Fulshear officials are kicking the tires on a mixed-use parking garage right in the middle of downtown, a three-level concept that could bring roughly 260 new spaces along with street-facing retail and restaurant space. Consultants walked the Fulshear Development Corporation through the early design last Thursday, and city leaders emphasized that the idea is still in the exploratory stage, with property-owner support and multiple approvals needed before any money is committed or concrete gets poured.
Consultants laid out a full-block concept
At a special meeting last Thursday, Ziegler Cooper and Paradigm Construction presented a parking-density study to the Fulshear Development Corporation, according to the City of Fulshear. The meeting packet detailed a conceptual garage that would take up an entire downtown block bounded by FM 359, Second Street, Third Street and Harris Street, complete with massing diagrams, parking layouts and program notes. The materials were posted on the city website ahead of the meeting for public review.
What the study proposed and what it might cost
The concept, as outlined in outside materials, calls for a three-level structure with about 263 parking spaces, including roughly 237 decked spaces and 26 ground-level stalls, along with a preliminary construction estimate of $15.72 million, according to Community Impact. The plan also leaves room for cold-shell retail and restaurant space at street level to help keep the block active instead of turning it into a dead-zone parking bunker.
Community Impact reports that development-corporation officials expect to look at a design-build fee proposal from the consulting team at a future meeting and will keep talking with property owners as they decide whether to move the project ahead.
How it stacks up against earlier budget ideas
The city's five-year capital improvement plan had already penciled in a downtown parking project, modeled as a four-level garage with about 268 off-street spaces and an estimated combined design and construction cost of roughly $9.48 million, according to the city's CIP documents. Those earlier figures were based on different assumptions about layout and scope that the development corporation is now reexamining, so the current concept comes with a higher placeholder price tag.
Final numbers are expected to depend on the mix of uses, site work and whether any private developers end up partnering on the project, so the sticker price is far from locked in.
Why it matters for downtown Fulshear
The garage talk is happening while the city is already rolling out improvements along Harris Street, including a second phase that will add a pedestrian plaza, and as downtown continues to see more development and mounting traffic pressure, Community Impact notes. More people and more cars are colliding with the same small-town street grid.

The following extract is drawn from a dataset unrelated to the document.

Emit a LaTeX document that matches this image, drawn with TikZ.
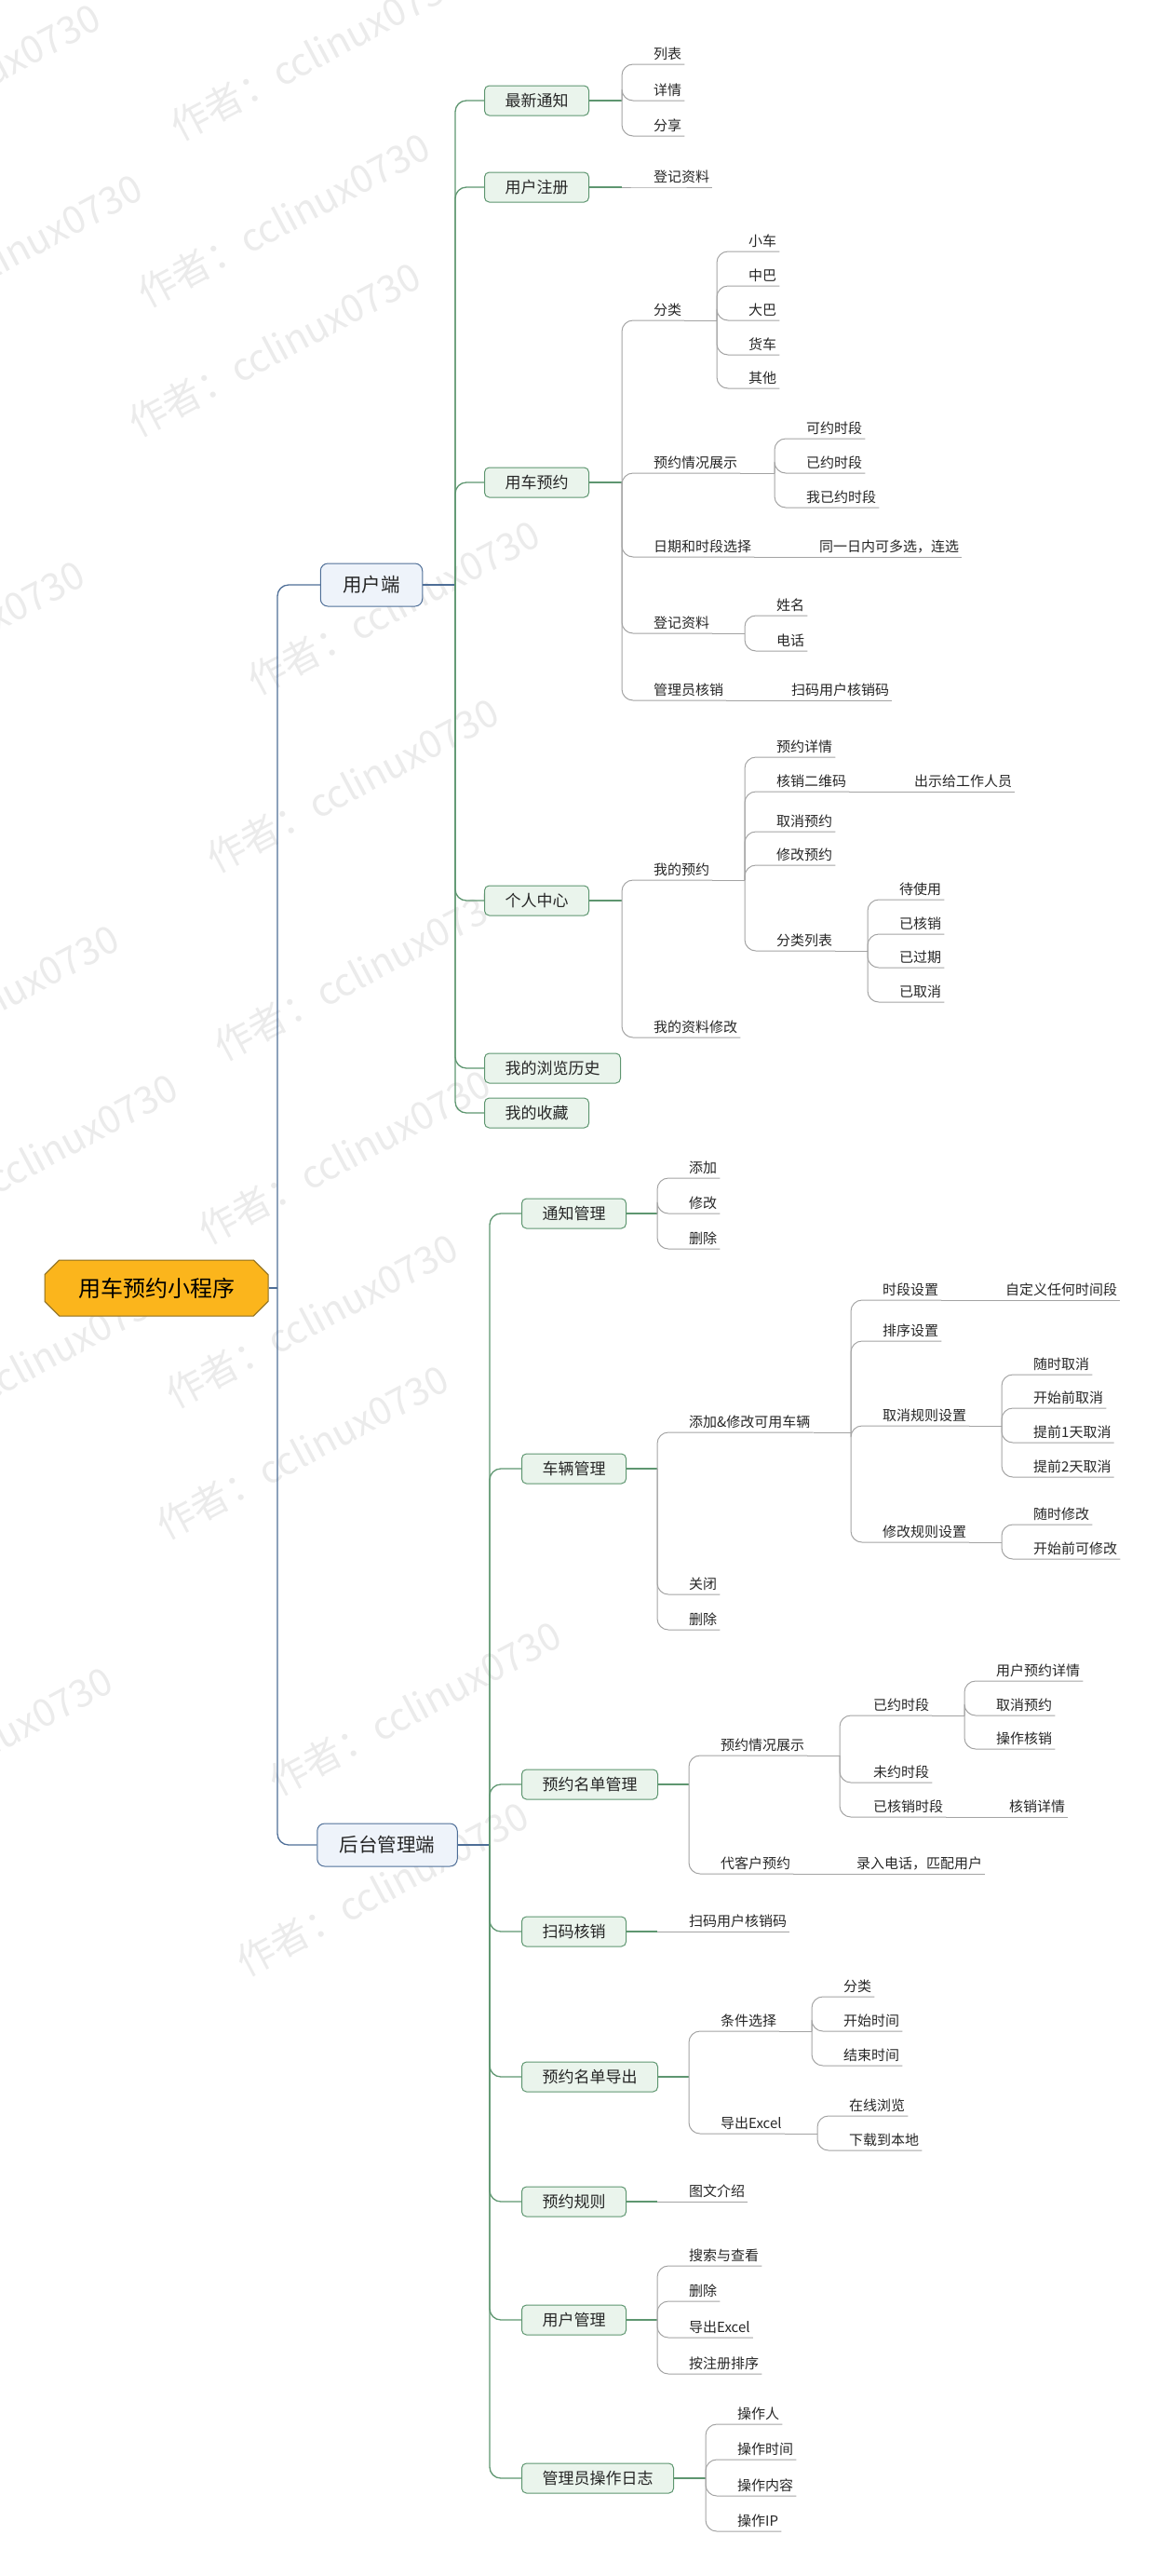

Fulshear's rapid growth is a big part of the story. Houston Chronicle reporting has flagged the city as one of the fastest-growing in the country, a trend that has pushed demand on downtown infrastructure, including parking.
What happens next
Directors of the Fulshear Development Corporation plan to review the design-build fee proposal and continue outreach to property owners while consultants fine-tune the scope and cost estimates. If the board decides to proceed, the details on funding, final design and construction timing would be hammered out in later meetings and through the city's standard capital-review process.